At Ghost Proposal, Naomi Washer and Joshua Young host a issue on “Hybrid Forms & the Post-Genre Approach,” featuring Tarpaulin Sky Press author Joyelle McSweeney, and TS publisher Christian Peet, along with Tyler Crumrine, T Clutch Fleischmann, Oliver de la Paz, Hannah Brooks-Motl, and Douglas A. Martin.
An excerpt from Joyelle’s brief but shocking confession:
Here’s maybe a surprising claim: I don’t see myself as post-genre! I am very involved in genre. I love genre. I love poems, plays, short stories, performative essays. I love when music or a set of motifs becomes so compelling that it just hauls the reader through a structural forest which the reader gradually begins to recognize is a story, a poem, a play, an argument. I love lagoony lacunae. I love mood and weather, I love mise-en-scene, I love events. I love lyric, and everything I write is lyric. I love to sing, and almost everything I write can be sung or involve singing. I love masks. I love doubles. I love lying. I love epithets. I love exciting events. I love when the trap is laid. I love the snare, and I love the bait. I love affects: longing, disgust, self- disgust, shame, antipathy. Those make the world go round! I love listing. I love bad motives. I love when a structure is badly wired and it shorts out and sends up dazzling sparks and all kinds of fatal events.
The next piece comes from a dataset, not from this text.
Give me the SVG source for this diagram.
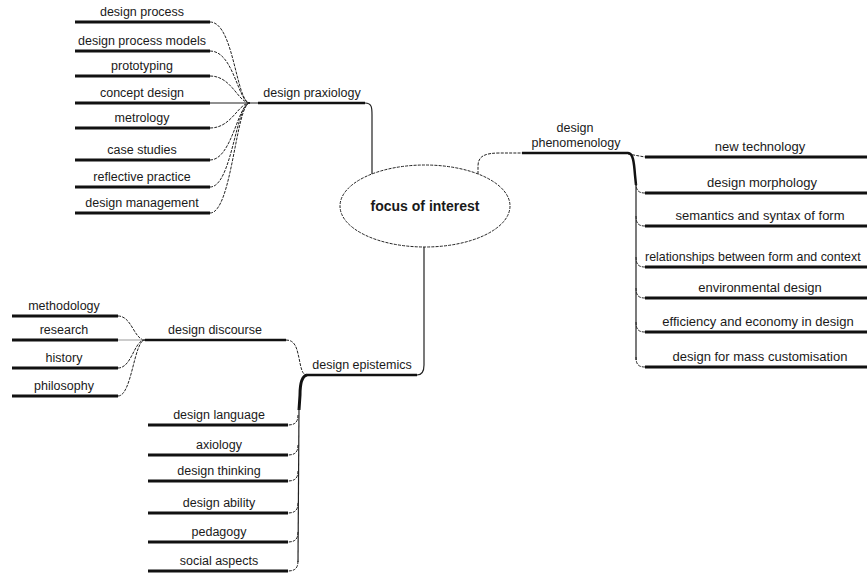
<svg xmlns="http://www.w3.org/2000/svg" width="867" height="573" viewBox="0 0 867 573">
<style>
text{font-family:"Liberation Sans",Arial,sans-serif;font-size:12.5px;fill:#1a1a1a;text-anchor:middle}
.r text{font-size:13px}
.leaf{stroke:#111;stroke-width:3;fill:none}
.mid{stroke:#111;stroke-width:2.5;fill:none}
.con{stroke:#222;stroke-width:1;fill:none;stroke-dasharray:3 1.2}
.sol{stroke:#222;stroke-width:1.2;fill:none}
.thk{stroke:#111;stroke-width:2.5;fill:none}
.b{font-weight:bold;font-size:14px}
</style>
<rect width="867" height="573" fill="#fff"/>
<g id="connectors">
  <path class="con" d="M210,22 C234,22 236,103 250,103"/>
  <path class="con" d="M210,51 C234,51 238,103 250,103"/>
  <path class="con" d="M210,76 C232,76 238,103 250,103"/>
  <path class="sol" d="M210,103 L258,103"/>
  <path class="con" d="M210,128 C232,128 238,103 250,103"/>
  <path class="con" d="M210,160 C232,160 238,103 250,103"/>
  <path class="con" d="M210,187 C232,187 236,103 250,103"/>
  <path class="con" d="M210,213 C232,213 236,103 250,103"/>
  <path class="sol" d="M365,103 C372,103 372,108 372,115 L372,174"/>
  <path class="con" d="M478,174 L478,166 C478,156 485,153 500,153 L522,153"/>
  <path class="con" d="M628,154 L645,157"/>
  <path class="thk" d="M628,153 C633,153 634,162 635,175 L636,185"/>
  <path class="sol" d="M636,185 L636,360"/>
  <path class="con" d="M636,183 C636,190 638,193 645,193"/>
  <path class="con" d="M636,216 C636,223 638,226 645,226"/>
  <path class="con" d="M636,257 C636,264 638,267 645,267"/>
  <path class="con" d="M636,288 C636,295 638,298 645,298"/>
  <path class="con" d="M636,322 C636,329 638,332 645,332"/>
  <path class="con" d="M636,357 C636,364 638,367 645,367"/>
  <path class="sol" d="M424,247 L424,365 C424,372 422,375 417,375"/>
  <path class="con" d="M286,340 C296,340 297,350 299,358 C301,368 302,375 307,375"/>
  <path class="con" d="M118,316 C132,316 134,340 145,340"/>
  <path d="M118,340 L145,340" stroke="#999" stroke-width="1" fill="none"/>
  <path class="con" d="M118,368 C132,368 134,340 145,340"/>
  <path class="con" d="M118,396 C132,396 134,340 145,340"/>
  <path d="M307,375 C302,376 300,384 300,395 L299,410" stroke="#111" stroke-width="3" fill="none"/>
  <path class="sol" d="M299,408 L298,562"/>
  <path class="con" d="M298,415 C298,422 295,425 288,425"/>
  <path class="con" d="M298,445 C298,452 295,455 288,455"/>
  <path class="con" d="M298,471 C298,478 295,481 288,481"/>
  <path class="con" d="M298,503 C298,510 295,513 288,513"/>
  <path class="con" d="M298,532 C298,539 295,542 288,542"/>
  <path class="con" d="M298,561 C298,568 295,571 288,571"/>
</g>
<g id="focus">
  <ellipse cx="425" cy="206" rx="85" ry="41" class="con"/>
  <text class="b" x="425" y="211">focus of interest</text>
</g>
<g id="praxiology">
  <line class="mid" x1="258" y1="103" x2="365" y2="103"/>
  <text x="312" y="97">design praxiology</text>
</g>
<g id="prax-children">
  <g id="design-process"><line class="leaf" x1="75" y1="22" x2="210" y2="22"/><text x="142" y="16">design process</text></g>
  <g id="design-process-models"><line class="leaf" x1="75" y1="51" x2="210" y2="51"/><text x="142" y="45">design process models</text></g>
  <g id="prototyping"><line class="leaf" x1="75" y1="76" x2="210" y2="76"/><text x="142" y="70">prototyping</text></g>
  <g id="concept-design"><line class="leaf" x1="75" y1="103" x2="210" y2="103"/><text x="142" y="97">concept design</text></g>
  <g id="metrology"><line class="leaf" x1="75" y1="128" x2="210" y2="128"/><text x="142" y="122">metrology</text></g>
  <g id="case-studies"><line class="leaf" x1="75" y1="160" x2="210" y2="160"/><text x="142" y="154">case studies</text></g>
  <g id="reflective-practice"><line class="leaf" x1="75" y1="187" x2="210" y2="187"/><text x="142" y="181">reflective practice</text></g>
  <g id="design-management"><line class="leaf" x1="75" y1="213" x2="210" y2="213"/><text x="142" y="207">design management</text></g>
</g>
<g id="phenomenology">
  <line class="mid" x1="522" y1="153" x2="628" y2="153"/>
  <text x="575" y="132">design</text>
  <text x="576" y="147">phenomenology</text>
</g>
<g id="phen-children" class="r">
  <g id="new-technology"><line class="leaf" x1="645" y1="157" x2="867" y2="157"/><text x="760" y="151">new technology</text></g>
  <g id="design-morphology"><line class="leaf" x1="645" y1="193" x2="867" y2="193"/><text x="762" y="187">design morphology</text></g>
  <g id="semantics"><line class="leaf" x1="645" y1="226" x2="867" y2="226"/><text x="760" y="220">semantics and syntax of form</text></g>
  <g id="relationships"><line class="leaf" x1="645" y1="267" x2="867" y2="267"/><text x="645" y="261" style="text-anchor:start;font-size:12.4px">relationships between form and context</text></g>
  <g id="environmental"><line class="leaf" x1="645" y1="298" x2="867" y2="298"/><text x="760" y="292">environmental design</text></g>
  <g id="efficiency"><line class="leaf" x1="645" y1="332" x2="867" y2="332"/><text x="758" y="326">efficiency and economy in design</text></g>
  <g id="mass-customisation"><line class="leaf" x1="645" y1="367" x2="867" y2="367"/><text x="760" y="361">design for mass customisation</text></g>
</g>
<g id="epistemics">
  <line class="mid" x1="307" y1="375" x2="417" y2="375"/>
  <text x="362" y="369">design epistemics</text>
</g>
<g id="discourse">
  <line class="mid" x1="145" y1="340" x2="286" y2="340"/>
  <text x="215" y="334">design discourse</text>
</g>
<g id="disc-children">
  <g id="methodology"><line class="leaf" x1="12" y1="316" x2="118" y2="316"/><text x="64" y="310">methodology</text></g>
  <g id="research"><line class="leaf" x1="12" y1="340" x2="118" y2="340"/><text x="64" y="334">research</text></g>
  <g id="history"><line class="leaf" x1="12" y1="368" x2="118" y2="368"/><text x="64" y="362">history</text></g>
  <g id="philosophy"><line class="leaf" x1="12" y1="396" x2="118" y2="396"/><text x="64" y="390">philosophy</text></g>
</g>
<g id="epis-children">
  <g id="design-language"><line class="leaf" x1="148" y1="425" x2="288" y2="425"/><text x="219" y="419">design language</text></g>
  <g id="axiology"><line class="leaf" x1="148" y1="455" x2="288" y2="455"/><text x="219" y="449">axiology</text></g>
  <g id="design-thinking"><line class="leaf" x1="148" y1="481" x2="288" y2="481"/><text x="219" y="475">design thinking</text></g>
  <g id="design-ability"><line class="leaf" x1="148" y1="513" x2="288" y2="513"/><text x="219" y="507">design ability</text></g>
  <g id="pedagogy"><line class="leaf" x1="148" y1="542" x2="288" y2="542"/><text x="219" y="536">pedagogy</text></g>
  <g id="social-aspects"><line class="leaf" x1="148" y1="571" x2="288" y2="571"/><text x="219" y="565">social aspects</text></g>
</g>
</svg>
An excerpt from Christian’s tortured 5,000-word treatise on Bhanu Kapil, BISAC codes, Borges, Foucault, monstrosity, Netflix, Qabalah, Satanic Ritual Abuse, schizophrenia, Selah Saterstrom, “shitty art,” and trauma as initiation:
Q: Do you categorize your work? If so, how?
A: I do categorize my work — I call it “text.”12 In all earnestness. I find “text” both comforting and freeing. My love for capital-L literature has waxed and waned, but I have always loved text. Nor could I say I prefer one genre to another. For example: my seventeen-year-old sister’s diary, which I found when I was nine. The army infantry manual I bought at a yard sale around that same time. John Green’s 60s- and 70s-era saddle-stapled chapbooks documenting his quest for Sasquatch. My stained shooting-script of the 1978 made-for-TV movie A Death in Canaan. The numerous copies that I own of Don’t Make Me Go Back, Mommy, a children’s book from 1990 about Satanic Ritual Abuse.
I am inspired in particular by books that others tend to file in the genre of “crap.” Especially if I first read them in high school and thus associate them with amazing friends and being stoned all day — Go Ask Alice, Say You Love Satan, et al— I am pathetic in that way: “inspiration” still works for me, and I find it in crap….
“Post-genre” is just another word for nothing left to lose. Which is to say: it’s freedom! It doesn’t mean “done with genre,” or “over” genre, but more like, “in a relationship with any and all genres”—sometimes all at once, in an “orgy of genre.”